If you’re south of the river, a walk along the Freo harbour or grabbing fish and chips and sitting on the grass at Bathers Beach is brilliant. It’s public, it’s easy, and the sunset over the water does half the work for you. And honestly, sometimes the best meet-up is just a “hey, I’m in your area” text. Spontaneity is one of the perks of the whole deal.

Do You Go Out in Public or Keep It Strictly Private?

That depends entirely on what you both want. Some people like the purity of keeping it just about sex. The text comes, you go over, you do the thing, maybe watch a movie, you leave. Clean. Efficient. Others need a bit more social glue to maintain the “friend” part. A quick drink, a walk, a catch-up. It reminds you why you actually like this person outside the bedroom.

I think a mix is healthy. Too much “just business” and it can start to feel empty, transactional. You might as well be seeing an escort. Too much “hanging out like normal friends” and the lines blur dangerously. You’re essentially acting like a couple without the title. It’s a balance, like everything else in life. Find what works for you both. And if one of you is uncomfortable with being seen in public together, that’s a conversation worth having. Why the secrecy? What are you protecting?

The Dark Side of FWB in Perth: When It Goes Wrong

Let’s not pretend this is all fun and games. It can go spectacularly wrong. I’ve seen friendships of five years implode because one person couldn’t handle the other starting to date someone for real. I’ve seen people get genuinely, deeply hurt because they mistook physical intimacy for emotional intimacy.

The worst-case scenario? You lose the friend. Permanently. The sex becomes this awkward, unspoken thing between you. Every future hangout is tinged with the memory of that night. Group dynamics shift. You start avoiding each other. And suddenly, the person you used to text about everything becomes a stranger you politely nod at.

Perth is too small for that kind of drama. You’ll run into them. At the Leederville IGA on a Sunday morning. At a mate’s housewarming in Highgate. At a wedding. It’s inevitable. So before you jump in, ask yourself: is the sex worth potentially losing this person from your life completely? For some people, yes. For others, absolutely not. Be honest with yourself.

Is It Just a Cheaper Version of an Escort?

This might sound harsh, but the question deserves asking. In a transactional sense, sure. You’re getting sex without the emotional labour of a relationship. But the core is completely different. An escort provides a service. A friend with benefits is a mutual, reciprocal connection. There’s no payment. There’s shared history. There’s genuine care, even if it’s not romantic.

Reducing an FWB to “free sex” misses the point entirely. The “free” part isn’t the point. The “friend” part is. It’s about a shared intimacy with someone you already trust. It’s about cutting through all the dating bullshit and just being present with another person. It can be incredibly freeing. Or it can be a mess.

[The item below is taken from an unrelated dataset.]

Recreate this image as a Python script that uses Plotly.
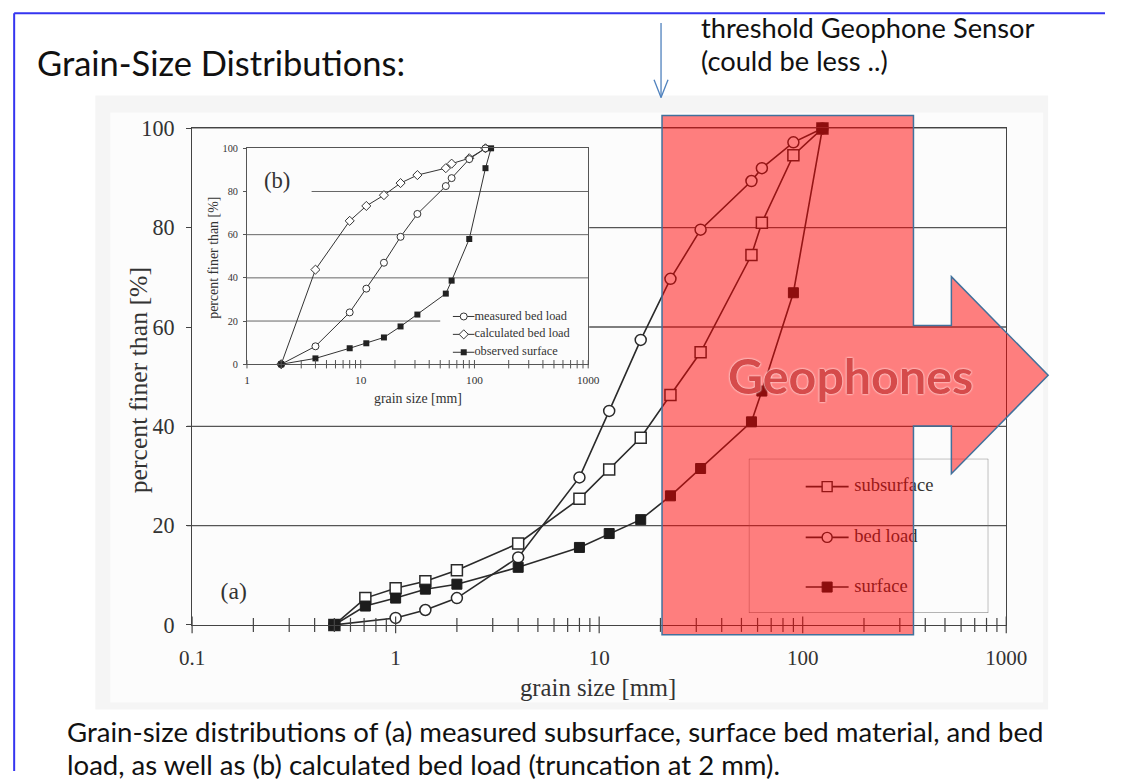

Often, it’s a bit of both.

Ending an FWB Arrangement Respectfully

All good things, and even mediocre things, come to an end. Maybe you’ve met someone you actually want to date. Maybe the sex has gotten boring. Maybe you just need some space. How you end it says everything about your character.

The golden rule: don’t ghost. You owe this person more than that. They’re your friend, remember? A simple, direct message is all it takes. “Hey, I’ve really loved this, but I need to focus on other things right now. I hope we can still be mates.” It might sting for them. It might sting for you. But it’s clean. It’s respectful. It leaves the door open for the friendship to survive.

And sometimes, the friendship doesn’t survive. That’s a risk you take. But handling the end with grace at least means you can look back on it without cringing. You can remember the good parts – the lazy Sunday afternoons, the laughter, the genuine connection – without the bitter taste of a shitty, cowardly ending.

So, is friends with benefits in Perth possible? Yeah. I think it is. But it’s not easy. It requires a level of honesty and emotional intelligence that most romantic relationships don’t even demand. It’s a gamble. But then again, so is love. So is everything. The question isn’t whether it works. It’s whether you’re both brave enough to try.